The luminaries there were pretty amazing:
Prof. Raymond Smullyan, now about 90-91 and still going strong.
GM Jonathan Rowson, who then proceeded to tie for first at the World Open, and win the British Championship
IM John Donaldson, chess historian, player, and traveler
IM Malcolm Pein, publisher, and owner of Chess & Bridge (in London), and
Michael Fisher, chess player and Shakespearean actor (great fun too).
It wasn't our first, that would have been 1998. Others were 2000 and 2004.
It wasn't the first Chess Festival in name. I think Italy or some European place used that title. But at what we did I would like to think we were first and that was to invite audience participation, sales, workshops, and only at the end, a chess event such as the Triple Hammer where those who paid (80% of the attendees) played three masters simultaneously!

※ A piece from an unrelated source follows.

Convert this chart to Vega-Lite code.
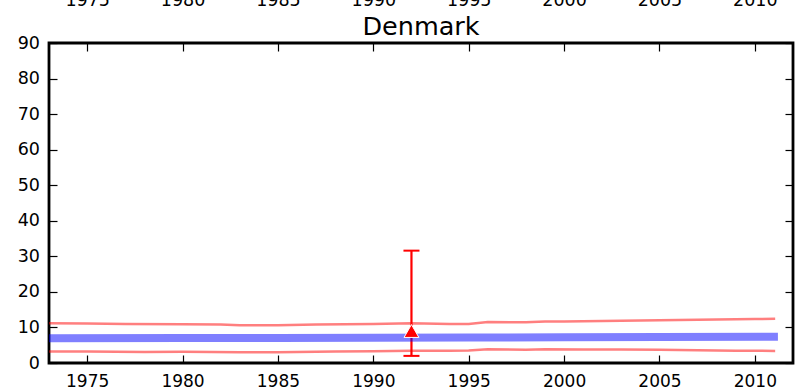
{
  "$schema": "https://vega.github.io/schema/vega-lite/v6.json",
  "width": 744,
  "height": 320,
  "autosize": {"type": "none"},
  "padding": {"left": 49, "top": 43, "right": 10, "bottom": 28},
  "title": {"text": "Denmark", "fontSize": 25.5, "font": "DejaVu Sans", "fontWeight": "normal", "color": "black", "baseline": "alphabetic", "offset": -69, "anchor": "middle"},
  "datasets": {
    "bounds": [
      {"series": "upper", "year": 1973, "value": 11.2},
      {"series": "upper", "year": 1975, "value": 11.1},
      {"series": "upper", "year": 1977, "value": 11.0},
      {"series": "upper", "year": 1980, "value": 10.9},
      {"series": "upper", "year": 1982, "value": 10.85},
      {"series": "upper", "year": 1983, "value": 10.65},
      {"series": "upper", "year": 1985, "value": 10.65},
      {"series": "upper", "year": 1987, "value": 10.8},
      {"series": "upper", "year": 1990, "value": 10.95},
      {"series": "upper", "year": 1992, "value": 11.15},
      {"series": "upper", "year": 1994, "value": 11.0},
      {"series": "upper", "year": 1995, "value": 11.0},
      {"series": "upper", "year": 1996, "value": 11.5},
      {"series": "upper", "year": 1998, "value": 11.45},
      {"series": "upper", "year": 1999, "value": 11.65},
      {"series": "upper", "year": 2000, "value": 11.65},
      {"series": "upper", "year": 2002, "value": 11.8},
      {"series": "upper", "year": 2004, "value": 11.95},
      {"series": "upper", "year": 2006, "value": 12.1},
      {"series": "upper", "year": 2008, "value": 12.2},
      {"series": "upper", "year": 2010, "value": 12.35},
      {"series": "upper", "year": 2011, "value": 12.45},
      {"series": "lower", "year": 1973, "value": 3.2},
      {"series": "lower", "year": 1975, "value": 3.2},
      {"series": "lower", "year": 1978, "value": 3.1},
      {"series": "lower", "year": 1980, "value": 3.15},
      {"series": "lower", "year": 1983, "value": 3.0},
      {"series": "lower", "year": 1985, "value": 3.05},
      {"series": "lower", "year": 1988, "value": 3.2},
      {"series": "lower", "year": 1990, "value": 3.3},
      {"series": "lower", "year": 1992, "value": 3.45},
      {"series": "lower", "year": 1994, "value": 3.45},
      {"series": "lower", "year": 1995, "value": 3.5},
      {"series": "lower", "year": 1996, "value": 3.85},
      {"series": "lower", "year": 1998, "value": 3.7},
      {"series": "lower", "year": 1999, "value": 3.85},
      {"series": "lower", "year": 2001, "value": 3.8},
      {"series": "lower", "year": 2003, "value": 3.8},
      {"series": "lower", "year": 2005, "value": 3.75},
      {"series": "lower", "year": 2007, "value": 3.6},
      {"series": "lower", "year": 2009, "value": 3.45},
      {"series": "lower", "year": 2011, "value": 3.4}
    ],
    "mid": [
      {"year": 1973, "value": 6.95},
      {"year": 1980, "value": 7.0},
      {"year": 1985, "value": 7.05},
      {"year": 1990, "value": 7.1},
      {"year": 1995, "value": 7.15},
      {"year": 2000, "value": 7.25},
      {"year": 2005, "value": 7.3},
      {"year": 2011, "value": 7.4}
    ],
    "err": [
      {"year": 1992, "value": 9.0, "lo": 2.0, "hi": 31.6}
    ]
  },
  "layer": [
    {
      "data": {"name": "bounds"},
      "mark": {"type": "line", "color": "red", "opacity": 0.5, "strokeWidth": 2.5, "strokeCap": "square", "clip": true},
      "encoding": {
        "x": {"field": "year", "type": "quantitative", "scale": {"domain": [1973, 2012], "nice": false, "zero": false},
              "axis": {"orient": "bottom", "values": [1975, 1980, 1985, 1990, 1995, 2000, 2005, 2010], "format": "d", "labelPadding": 18.5, "labelBaseline": "top", "labelFontSize": 17}},
        "y": {"field": "value", "type": "quantitative", "scale": {"domain": [0, 90], "nice": false, "zero": true},
              "axis": {"orient": "left", "values": [0, 10, 20, 30, 40, 50, 60, 70, 80, 90], "labelPadding": 17.5, "labelBaseline": "middle"}},
        "detail": {"field": "series"}
      }
    },
    {
      "data": {"name": "err"},
      "mark": {"type": "rule", "color": "red", "strokeWidth": 2.2},
      "encoding": {
        "x": {"field": "year", "type": "quantitative", "scale": {"domain": [1973, 2012], "nice": false, "zero": false},
              "axis": {"orient": "top", "values": [1975, 1980, 1985, 1990, 1995, 2000, 2005, 2010], "format": "d", "labelPadding": 45.5, "labelBaseline": "alphabetic"}},
        "y": {"field": "lo", "type": "quantitative", "scale": {"domain": [0, 90], "nice": false},
              "axis": {"orient": "right", "values": [0, 10, 20, 30, 40, 50, 60, 70, 80, 90], "labels": false}},
        "y2": {"field": "hi"}
      }
    },
    {
      "data": {"name": "err"},
      "mark": {"type": "tick", "orient": "horizontal", "color": "red", "size": 16, "thickness": 2, "opacity": 1},
      "encoding": {
        "x": {"field": "year", "type": "quantitative", "axis": null},
        "y": {"field": "lo", "type": "quantitative", "axis": null}
      }
    },
    {
      "data": {"name": "err"},
      "mark": {"type": "tick", "orient": "horizontal", "color": "red", "size": 16, "thickness": 2, "opacity": 1},
      "encoding": {
        "x": {"field": "year", "type": "quantitative", "axis": null},
        "y": {"field": "hi", "type": "quantitative", "axis": null}
      }
    },
    {
      "data": {"name": "mid"},
      "mark": {"type": "line", "color": "blue", "opacity": 0.5, "strokeWidth": 8, "strokeCap": "square", "clip": true},
      "encoding": {
        "x": {"field": "year", "type": "quantitative", "axis": null},
        "y": {"field": "value", "type": "quantitative", "axis": null}
      }
    },
    {
      "data": {"name": "err"},
      "mark": {"type": "point", "shape": "triangle-up", "filled": true, "fill": "red", "stroke": "white", "strokeWidth": 1, "size": 220, "opacity": 1},
      "encoding": {
        "x": {"field": "year", "type": "quantitative", "axis": null},
        "y": {"field": "value", "type": "quantitative", "axis": null}
      }
    }
  ],
  "resolve": {"axis": {"x": "independent", "y": "independent"}},
  "config": {
    "background": "white",
    "view": {"stroke": "black", "strokeWidth": 2.8},
    "axis": {
      "domain": false,
      "grid": false,
      "title": null,
      "labelFont": "DejaVu Sans",
      "labelFontSize": 17.5,
      "labelColor": "black",
      "tickColor": "black",
      "tickWidth": 1.2,
      "tickSize": -8,
      "labelOverlap": false,
      "labelFlush": false
    }
  }
}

It was a hoot and the best of the four. I think 54 people paid $75 or so (an insanely small amount) to fly all those personalities here (except for Michael Fisher), put them up for 2-3 days and pay them. Clearly $4000+ wasn't going to pay for that. This is where SPONSORSHIP came in. It was sponsored by Thinkers' Press and that was done through sales of merchandise, t-shirts, etc. My staff was small: Rita, Nate, Diana, and my wife Sarah. You might include the KITCHEN staff as when Michael Fisher was doing his bit upstairs in the loft for 50-60 people, they all stopped working to watch him amaze and amuse (and he did).
As I said, it was a hoot. One of the evenings, probably Saturday, my wife and I hosted a free get together in a 3-room suite at the Castle Lodge. I think it was for "friends of Thinkers' Press. There was food of all kinds and a chance to get more intimate with our special guests in conversation, photo taking, etc. Everyone had a great time.
WHAT CAME NEXT?
The next day, Malcolm Pein (pronounced Pain) told me he had been to chess parties all around the world and "this one was the best!" Maybe he said that in the heat of the moment BUT it was a pretty good time wasn't it? And it came AFTER the tragic 9/11 event the year before. While others were hiding in their basement, we took the RISK of doing something really cool for chessplayers, collectors, lovers, etc. They loved it. We're all ten years older now.
Now the Big Deal is the London Chess Classic, sponsored by whom? Malcolm Pein of Chess & Bridge. Everyone of note will be there. But more than that, there are all kinds of side events, not just a GM or IM annotating some games like in American tournaments, but special concoctions such as John Nunn and Vishy Anand taking spectators on an astronomical tour of the universe, a screening of "Bobby Fischer Against the World," etc.
I'm not jealous or envious--we did it first. I'd like to think it planted the seed in Malcolm's head. Would be fun to do again, but before I do that, I would rather write a book about the labor and expense involved because the mere thought would give those with a small staff a brain calamity. It could be done though picking new celebrities would be a monstrous job. I have one in mind who would electrify chess people, but not only does it take "Two to Tango," it take 3-4 or more. Ticket prices would probably be $250. At this time there are those who, no doubt, would think it was worth it, but not enough of them unfortunately. The cost of marketing could be the biggest expense. TPi would need some additional sponsors as "only a fool spends his own money" they say.
So as you read ChessBase.com today, for you who came to that Festival in 2002, you might remember we were the Grand Daddy of the plush chess event.